The group was established in 1969, when hotelier Sol Kerzner founded the chain of Southern Sun Hotels in partnership with South African Breweries.

Prior to 1994, the group's gambling operations were limited to those hotels located in Apartheid-era bantustans, as gambling in the rest of South Africa was heavily restricted. When the new democratic government came to power, gambling was legalised, which enabled the group to add 14 gaming destinations to its portfolio.

Through a process of bid applications, the group acquired five casino licences: Emnotweni (Nelspruit), The Ridge, Hemingways, Montecasino and Suncoast.

Two additional casinos, The Caledon and Blackrock (formerly known as Century Casino), were added to the group's portfolio in 2009 by acquiring Century Resorts Limited and Winlen Casino Operators (Pty) Limited. Subsequently, a further seven casinos were added to the portfolio through the reverse buy-out of Gold Reef Resorts in 2011: Gold Reef City, Silverstar, Queens, Mykonos, Goldfields, Golden Horse and Garden Route.

In May 2014, the group announced that it had entered into transaction agreements resulting in Tsogo Sun acquiring a 40% equity interest each in SunWest International and Worcester Casinos. This transaction gave the group a stake in all five casinos located in the Western Cape. However the deal failed and subsequently in 2016 an agreement was reached that gave Tsogo Sun a 20% stake in SunWest International and the Worcester Casino.

As of 1 June 2017 the Tsogo Sun CEO was Jacques Booysen. Jacques Booysen previously served as managing director of Gaming at Tsogo Sun Holdings since April 2007.

The group notified shareholders on 15 March 2019 of a proposed restructuring that would result in a separation of hotel and gaming interests and separate JSE listing of Tsogo Sun Hotels and Tsogo Sun Gaming.

As of 12 June 2019 Tsogo Sun was split into Tsogo Sun and Tsogo Sun Hotels. Tsogo Sun Hotels (now Southern Sun) includes individually branded hotels such as the luxury Beverly Hills and Palazzo as well as hotel brands that include Southern Sun Hotels, Garden Court, SunSquare and Hi Hotels.

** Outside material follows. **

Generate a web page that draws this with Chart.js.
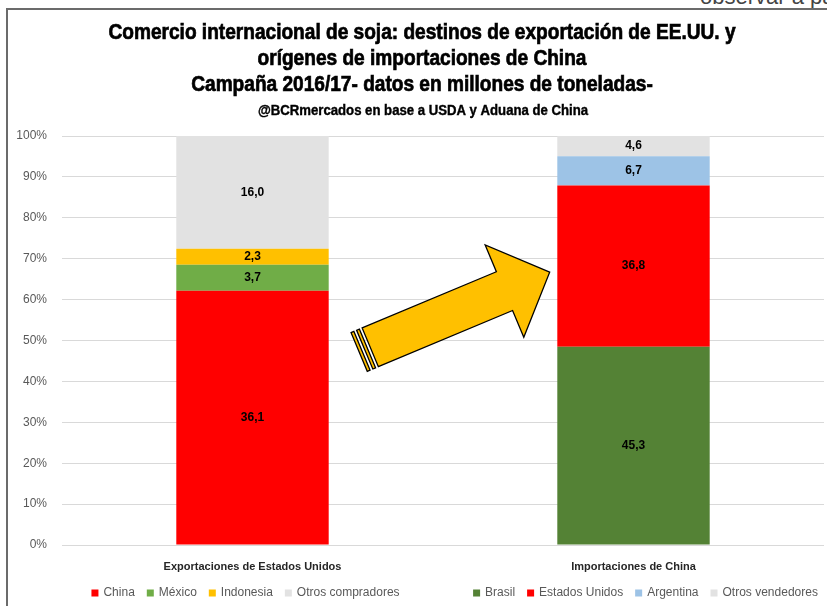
<!DOCTYPE html>
<html>
<head>
<meta charset="utf-8">
<script src="https://cdn.jsdelivr.net/npm/chart.js@4.4.1/dist/chart.umd.min.js"></script>
<style>
  body { margin: 0; background: #fff; }
  #wrap { position: relative; width: 827px; height: 606px; overflow: hidden; }
  #frame { position: absolute; left: 6px; top: 8px; right: -10px; bottom: -10px;
           border-left: 2px solid #6b6b6b; border-top: 2px solid #6b6b6b; }
  #nota { position: absolute; left: 700px; top: -16px; white-space: nowrap;
          font: 22px 'Liberation Sans', sans-serif; color: #444; }
  canvas { position: absolute; left: 0; top: 0; }
</style>
</head>
<body>
<div id="wrap">
  <div id="nota">observar a partir</div>
  <div id="frame"></div>
  <canvas id="grafico" width="827" height="606"></canvas>
</div>
<script>
// datos
var titulo = [
  'Comercio internacional de soja: destinos de exportación de EE.UU. y',
  'orígenes de importaciones de China',
  'Campaña 2016/17- datos en millones de toneladas-'
];
var subtitulo = '@BCRmercados en base a USDA y Aduana de China';

var categorias = ['Exportaciones de Estados Unidos', 'Importaciones de China'];

var destinos = ['China', 'México', 'Indonesia', 'Otros compradores'];
var exportaciones = [36.1, 3.7, 2.3, 16.0];
var coloresDestinos = ['#ff0000', '#70ad47', '#ffc000', '#e2e2e2'];

var origenes = ['Brasil', 'Estados Unidos', 'Argentina', 'Otros vendedores'];
var importaciones = [45.3, 36.8, 6.7, 4.6];
var coloresOrigenes = ['#548235', '#ff0000', '#9dc3e6', '#e2e2e2'];

var fuente = "'Liberation Sans', 'Noto Sans', sans-serif";

function suma(arr) {
  return arr.reduce(function(a, b) { return a + b; }, 0);
}

// armar los datasets apilados al 100%
var datasets = [];
var totalExp = suma(exportaciones);
var totalImp = suma(importaciones);

destinos.forEach(function(nombre, i) {
  datasets.push({
    label: nombre,
    grupo: 0,
    valores: [exportaciones[i], null],
    data: [exportaciones[i] / totalExp * 100, null],
    backgroundColor: coloresDestinos[i]
  });
});
origenes.forEach(function(nombre, i) {
  datasets.push({
    label: nombre,
    grupo: 1,
    valores: [null, importaciones[i]],
    data: [null, importaciones[i] / totalImp * 100],
    backgroundColor: coloresOrigenes[i]
  });
});

// titulos (letra angosta: se comprime en horizontal)
function textoAngosto(ctx, txt, cx, y, escala) {
  ctx.save();
  ctx.translate(cx, y);
  ctx.scale(escala, 1);
  ctx.strokeText(txt, 0, 0);
  ctx.fillText(txt, 0, 0);
  ctx.restore();
}

var pluginTitulo = {
  id: 'titulo',
  afterDraw: function(chart) {
    var ctx = chart.ctx;
    var cx = 422;
    ctx.save();
    ctx.fillStyle = '#000';
    ctx.strokeStyle = '#000';
    ctx.lineWidth = 0.7;
    ctx.textAlign = 'center';
    ctx.textBaseline = 'alphabetic';
    ctx.font = 'bold 22px ' + fuente;
    var esc = 627 / ctx.measureText(titulo[0]).width;
    textoAngosto(ctx, titulo[0], cx, 39, esc);
    textoAngosto(ctx, titulo[1], cx, 65, esc);
    textoAngosto(ctx, titulo[2], cx, 91, esc);
    ctx.lineWidth = 0.4;
    ctx.font = 'bold 14px ' + fuente;
    var esc2 = 330 / ctx.measureText(subtitulo).width;
    textoAngosto(ctx, subtitulo, cx + 1, 115, esc2);
    ctx.restore();
  }
};

// etiquetas de valores dentro de las barras
var pluginEtiquetas = {
  id: 'etiquetas',
  afterDatasetsDraw: function(chart) {
    var ctx = chart.ctx;
    ctx.save();
    ctx.font = 'bold 12px ' + fuente;
    ctx.fillStyle = '#000';
    ctx.textAlign = 'center';
    ctx.textBaseline = 'middle';
    chart.data.datasets.forEach(function(ds, i) {
      var meta = chart.getDatasetMeta(i);
      meta.data.forEach(function(el, j) {
        var v = ds.valores[j];
        if (v === null) return;
        ctx.fillText(v.toFixed(1).replace('.', ','), el.x, (el.y + el.base) / 2);
      });
    });
    ctx.restore();
  }
};

// flecha amarilla entre las dos barras
var pluginFlecha = {
  id: 'flecha',
  afterDatasetsDraw: function(chart) {
    var xs = chart.scales.x, ys = chart.scales.y;
    var c1 = xs.getPixelForValue(0), c2 = xs.getPixelForValue(1);
    var x0 = c1 + 0.28 * (c2 - c1), y0 = ys.getPixelForValue(47.2);
    var x1 = c1 + 0.78 * (c2 - c1), y1 = ys.getPixelForValue(66.7);
    var largo = Math.hypot(x1 - x0, y1 - y0);
    var ang = Math.atan2(y1 - y0, x1 - x0);
    var mc = 21, mp = 50, lp = 49;
    var ctx = chart.ctx;
    ctx.save();
    ctx.translate(x0, y0);
    ctx.rotate(ang);
    ctx.fillStyle = '#ffc000';
    ctx.strokeStyle = '#000';
    ctx.lineWidth = 1.3;
    // franjas
    [[0, 3], [6, 9]].forEach(function(f) {
      ctx.beginPath();
      ctx.rect(f[0], -mc, f[1] - f[0], 2 * mc);
      ctx.fill();
      ctx.stroke();
    });
    ctx.beginPath();
    ctx.moveTo(12, -mc);
    ctx.lineTo(largo - lp, -mc);
    ctx.lineTo(largo - lp, -mp);
    ctx.lineTo(largo, 0);
    ctx.lineTo(largo - lp, mp);
    ctx.lineTo(largo - lp, mc);
    ctx.lineTo(12, mc);
    ctx.closePath();
    ctx.fill();
    ctx.stroke();
    ctx.restore();
  }
};

// leyendas debajo de cada categoría
var desplazLeyenda = [-7, 12];
var pluginLeyenda = {
  id: 'leyendaDoble',
  afterDraw: function(chart) {
    var ctx = chart.ctx;
    var xs = chart.scales.x;
    var y = 593, lado = 7, sep = 5, hueco = 12;
    ctx.save();
    ctx.font = '12px ' + fuente;
    ctx.textBaseline = 'middle';
    [0, 1].forEach(function(g) {
      var items = chart.data.datasets.filter(function(d) { return d.grupo === g; });
      var ancho = 0;
      items.forEach(function(d, k) {
        ancho += lado + sep + ctx.measureText(d.label).width + (k < items.length - 1 ? hueco : 0);
      });
      var x = xs.getPixelForValue(g) - ancho / 2 + desplazLeyenda[g];
      items.forEach(function(d) {
        ctx.fillStyle = d.backgroundColor;
        ctx.fillRect(x, y - lado / 2, lado, lado);
        x += lado + sep;
        ctx.fillStyle = '#595959';
        ctx.fillText(d.label, x, y);
        x += ctx.measureText(d.label).width + hueco;
      });
    });
    ctx.restore();
  }
};

new Chart(document.getElementById('grafico'), {
  type: 'bar',
  data: {
    labels: categorias,
    datasets: datasets
  },
  options: {
    responsive: false,
    animation: false,
    layout: { padding: { left: 7, right: 3, top: 136, bottom: 0 } },
    barPercentage: 0.4,
    categoryPercentage: 1,
    plugins: {
      legend: { display: false },
      title: { display: false },
      tooltip: { enabled: false }
    },
    scales: {
      x: {
        stacked: true,
        grid: { display: false },
        border: { display: false },
        ticks: {
          padding: 7,
          color: '#262626',
          font: { family: fuente, size: 11, weight: 'bold' }
        },
        afterFit: function(s) { s.height = 61; }
      },
      y: {
        stacked: true,
        min: 0,
        max: 100,
        grid: { color: '#d9d9d9', drawTicks: false },
        border: { display: false },
        ticks: {
          stepSize: 10,
          padding: 15,
          color: '#595959',
          font: { family: fuente, size: 12 },
          callback: function(v) { return v + '%'; }
        },
        afterFit: function(s) { s.width = 55; }
      }
    }
  },
  plugins: [pluginTitulo, pluginEtiquetas, pluginFlecha, pluginLeyenda]
});
</script>
</body>
</html>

Tsogo Sun Gaming includes casinos precincts such as Montecasino and Gold Reef City as well as ownership of Galaxy Bingo that operates 23 bingo venues across South Africa and V Slots a leading supplier of Limited Pay Out slot machines. In 2020 Tsogo Sun Gaming acquired a majority ownership of South African sports betting website Bet.co.za.

== Properties ==
===Blackrock Casino===

Blackrock Casino is a hotel and casino located in New Castle in KwaZulu-Natal, South Africa.

===Emerald Resort & Casino===

Emerald Resort & Casino is a hotel and casino located at a private estate on the banks of the Vaal River in Vanderbijlpark, South Africa. The casino opened in 1997.

===Gold Reef City Casino & Theme Park===
Main Article: Gold Reef City

===Silverstar Casino===
Silverstar Casino & Hotel is located in Muldersdrift, Mogale City in Johannesburg, Gauteng, South Africa. The casino first opened its doors in 2007.